Tirant les enseignements des difficultés rencontrées par les parties aux marchés publics lors de la crise sanitaire, le nouveaux CCAG envisage deux situations.
- Circonstances imprévisibles rendant temporairement impossible la poursuite de l’exécution du marché : le texte décrit les conditions dans lesquelles les parties doivent se rapprocher pour convenir des dispositions à prendre durant la suspension totale ou partielle du marché, pour la reprise des prestations et pour s’accorder sur les modalités de répartition des surcoûts liés aux circonstances imprévisibles (art. 53.3) ;
- Circonstances imprévisibles affectant significativement les conditions d’exécution du marché sans pour autant faire obstacle à la poursuite des prestations : le texte prévoit une clause de réexamen applicable afin que les parties examinent les conséquences, notamment financières de ces circonstances (art. 54).
Clauses sociales et environnementales
Le développement durable fait son entrée dans les nouveaux CCAG en vue d’une meilleure prise en compte des aspects environnementaux et sociaux dans l’exécution des marchés.
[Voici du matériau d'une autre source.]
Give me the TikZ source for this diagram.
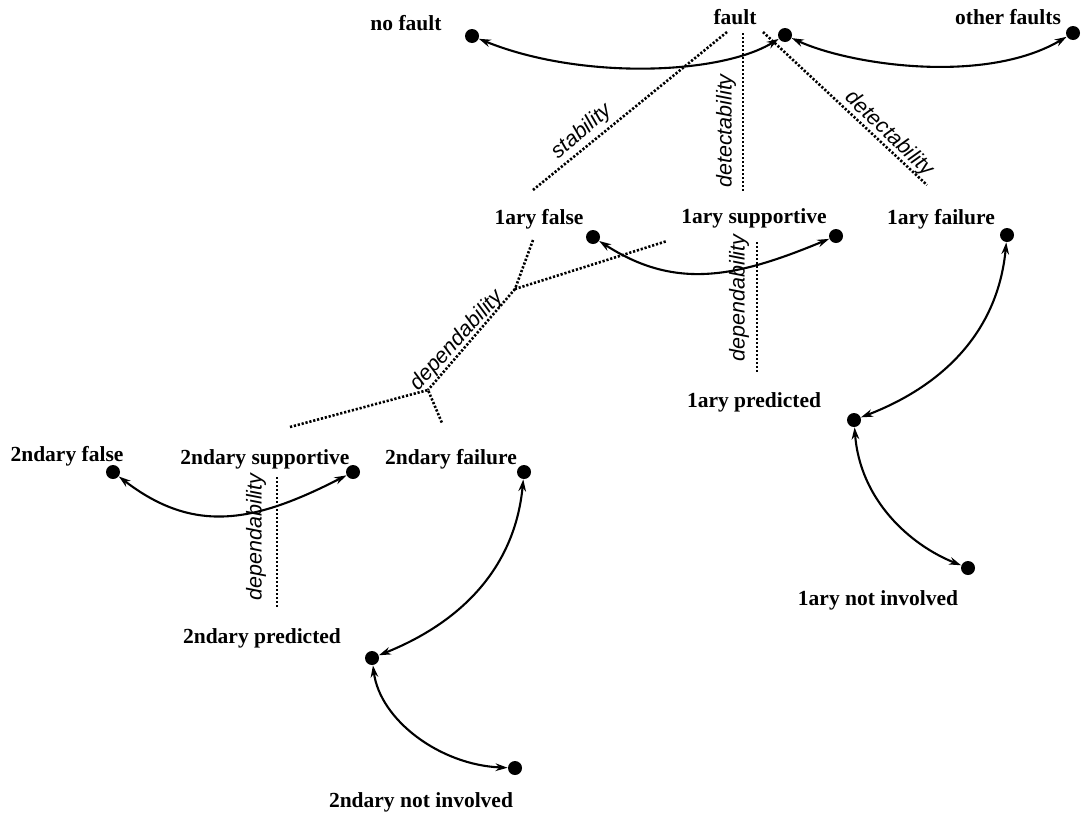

Des clauses environnementales sont introduites pour fixer des obligations en matière de transport, d’emballage et de gestion des déchets (art. 20.2). Le principe de pénalités est prévu en cas de manquement du titulaire à ces obligations.
L’article 20.1 prévoit également une clause d’insertion sociale qui pourra être activée par l’acheteur dans les documents particuliers du marché. Cette clause permet d’harmoniser les pratiques puisqu’elle définit précisément le public éligible à l’action d’insertion, les modalités de mise en œuvre de la clause et les pénalités en cas de non-respect des obligations en la matière.
Dématérialisation et données personnelles
Le nouveau CCAG poursuit l’objectif de dématérialisation des échanges en précisant (art. 3.1) que la notification des décisions, observations ou informations qui font courir un délai peut se faire par tout moyen dématérialisé. Le nouveau texte rappelle aussi les obligations en matière de facturation électronique (art. 12.6) et prévoit que le registre de chantier peut prendre la forme d’une plateforme numérique commune (art. 28.5).
En matière de protection des données à caractère personnel, l’article 5.2 rappelle l’obligation pour les parties de respecter les règles françaises et européennes en matière de protection des données personnelles (RGPD).